Total-Coverage Ultra-Fast Response to Binary Mergers Observatory

black hole merger

IA-FORTH is a partner of the Total-Coverage Ultra-Fast Response to Binary Mergers Observatory (TURBO). 

The project, which commences in 2022, is led by Prof. Patrick Kelly (Univ. of Minnesota) and it will develop two state of the art robotic telescope facilities at Magdalena Ridge Observatory, New Mexico (USA) and at Skinakas Observatory (Greece) a common research infrastructure of the Univ. of Crete and FORTH. At each site, TURBO will consist of large-format CMOS detectors mounted on sixteen 0.25-meter diameter optical tube assemblies. Within two seconds of a trigger alert, TURBO will start to obtain continuous, multi-band imaging of over ~150 square degrees.

By searching more quickly than existing facilities, the telescopes will identify new, brightening sources on the sky and obtain early data. The project will also monitor nearby galaxies for very young supernovae. Students from the University of Minnesota and New Mexico and Univ. of Crete as well as the citizen scientists will participate.
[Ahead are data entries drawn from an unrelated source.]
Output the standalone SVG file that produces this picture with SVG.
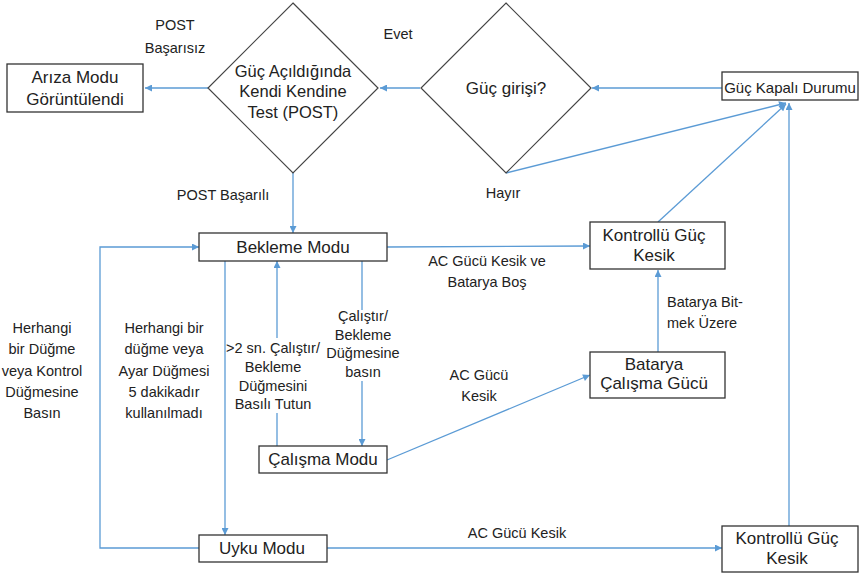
<svg xmlns="http://www.w3.org/2000/svg" width="860" height="575" viewBox="0 0 860 575">
<defs>
<marker id="ah" viewBox="0 0 10 10" refX="10" refY="5" markerWidth="8" markerHeight="7" markerUnits="userSpaceOnUse" orient="auto">
<path d="M0,0 L10,5 L0,10 z" fill="#5b9bd5"/>
</marker>
<style>
.box{fill:#fff;stroke:#333;stroke-width:1.3}
.dia{fill:#fff;stroke:#444;stroke-width:1.2}
.n{font-family:"Liberation Sans",Arial,sans-serif;font-size:17px;fill:#222;text-anchor:middle}
.d{font-family:"Liberation Sans",Arial,sans-serif;font-size:16.5px;fill:#222;text-anchor:middle}
.l{font-family:"Liberation Sans",Arial,sans-serif;font-size:14.5px;fill:#222;text-anchor:middle}
.c{fill:none;stroke:#5b9bd5;stroke-width:1.3}
.a{marker-end:url(#ah)}
</style>
</defs>
<rect width="860" height="575" fill="#fff"/>
<g id="connectors">
<path class="c a" d="M208,88 H145"/>
<path class="c a" d="M420,88 H380"/>
<path class="c a" d="M722,88 H592"/>
<path class="c a" d="M293,173 V233"/>
<path class="c a" d="M506,173 L786,103"/>
<path class="c a" d="M658,222 L786,104"/>
<path class="c a" d="M789,526 V103"/>
<path class="c a" d="M387,247 L590,246"/>
<path class="c a" d="M658,352 V270"/>
<path class="c a" d="M387,460 L590,375"/>
<path class="c a" d="M327,548 H722"/>
<path class="c a" d="M199,548 H100 V247 H199"/>
<path class="c a" d="M225,261 V535"/>
<path class="c" d="M277,446 V413"/>
<path class="c a" d="M277,338 V261"/>
<path class="c" d="M362,261 V310"/>
<path class="c a" d="M362,381 V446"/>
</g>
<g id="ariza">
<rect class="box" x="7" y="64" width="136" height="48"/>
<text class="n" x="75" y="83">Arıza Modu</text>
<text class="n" x="75" y="105">Görüntülendi</text>
</g>
<g id="post">
<polygon class="dia" points="293,3 378,88 293,173 208,88"/>
<text class="d" x="293" y="77">Güç Açıldığında</text>
<text class="d" x="293" y="97">Kendi Kendine</text>
<text class="d" x="293" y="118">Test (POST)</text>
</g>
<g id="guc-girisi">
<polygon class="dia" points="506,3 591,88 506,173 421,88"/>
<text class="n" x="506" y="94">Güç girişi?</text>
</g>
<g id="guc-kapali">
<rect class="box" x="722" y="72" width="136" height="28"/>
<text class="n" x="790" y="93" style="font-size:15px">Güç Kapalı Durumu</text>
</g>
<g id="bekleme">
<rect class="box" x="199" y="233" width="188" height="28"/>
<text class="n" x="293" y="253">Bekleme Modu</text>
</g>
<g id="kontrollu1">
<rect class="box" x="590" y="222" width="135" height="47"/>
<text class="n" x="654" y="241">Kontrollü Güç</text>
<text class="n" x="654" y="261">Kesik</text>
</g>
<g id="batarya">
<rect class="box" x="590" y="352" width="135" height="46"/>
<text class="n" x="654" y="370">Batarya</text>
<text class="n" x="654" y="389">Çalışma Gücü</text>
</g>
<g id="calisma">
<rect class="box" x="259" y="446" width="128" height="27"/>
<text class="n" x="323" y="465">Çalışma Modu</text>
</g>
<g id="uyku">
<rect class="box" x="199" y="535" width="128" height="27"/>
<text class="n" x="262" y="554">Uyku Modu</text>
</g>
<g id="kontrollu2">
<rect class="box" x="722" y="526" width="136" height="46"/>
<text class="n" x="787" y="544">Kontrollü Güç</text>
<text class="n" x="787" y="564">Kesik</text>
</g>
<g id="labels">
<text class="l" x="175" y="30">POST</text>
<text class="l" x="175" y="53">Başarısız</text>
<text class="l" x="398" y="39">Evet</text>
<text class="l" x="223" y="200">POST Başarılı</text>
<text class="l" x="503" y="198">Hayır</text>
<text class="l" x="487" y="266">AC Gücü Kesik ve</text>
<text class="l" x="487" y="287">Batarya Boş</text>
<text class="l" x="667" y="307" style="text-anchor:start">Batarya Bit-</text>
<text class="l" x="667" y="328" style="text-anchor:start">mek Üzere</text>
<text class="l" x="479" y="380">AC Gücü</text>
<text class="l" x="479" y="401">Kesik</text>
<text class="l" x="517" y="538">AC Gücü Kesik</text>
<text class="l" x="42" y="333">Herhangi</text>
<text class="l" x="42" y="354">bir Düğme</text>
<text class="l" x="42" y="376">veya Kontrol</text>
<text class="l" x="42" y="397">Düğmesine</text>
<text class="l" x="42" y="418">Basın</text>
<text class="l" x="164" y="333">Herhangi bir</text>
<text class="l" x="164" y="354">düğme veya</text>
<text class="l" x="164" y="376">Ayar Düğmesi</text>
<text class="l" x="164" y="397">5 dakikadır</text>
<text class="l" x="164" y="418">kullanılmadı</text>
<text class="l" x="273" y="353">&gt;2 sn. Çalıştır/</text>
<text class="l" x="273" y="372">Bekleme</text>
<text class="l" x="273" y="391">Düğmesini</text>
<text class="l" x="273" y="409">Basılı Tutun</text>
<text class="l" x="363" y="321">Çalıştır/</text>
<text class="l" x="363" y="340">Bekleme</text>
<text class="l" x="363" y="358">Düğmesine</text>
<text class="l" x="363" y="377">basın</text>
</g>
</svg>
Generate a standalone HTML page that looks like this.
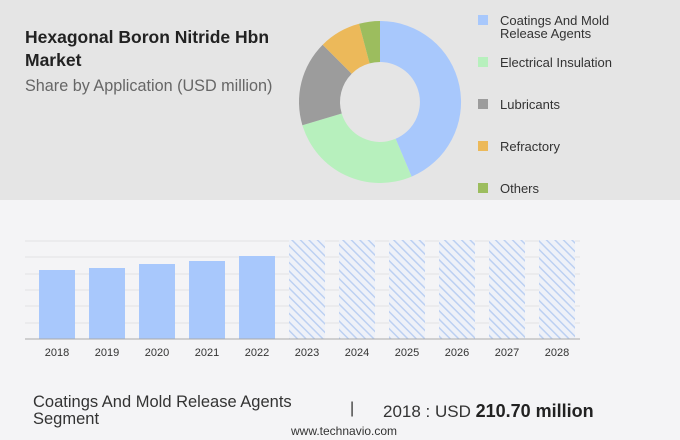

Prime candidates to be followed will be mergers of black holes or neutron stars creates gravitational waves. Mergers that lead to explosions also emit light, which conveys information about the heavy elements they create. Since 2015, astronomers have recorded the gravitational waves from nearly 100 mergers. However, light from only a single merger has been clearly pinpointed. Counterparts to gravitational-wave detections of mergers will multiply the information available from the gravitational waves alone by revealing the mergers’ distances, environments, and nucleosynthetic products. Given its unique sensitivity to prompt emission, TURBO may detect novel types of counterparts, yielding potential insights, for example, into the poorly understood observed population of binary black-hole mergers. Observations of supernovae in nearby galaxies at the time of explosion (4-6 each year) can be expected to provide new understanding of their stellar progenitor populations and explosion mechanisms.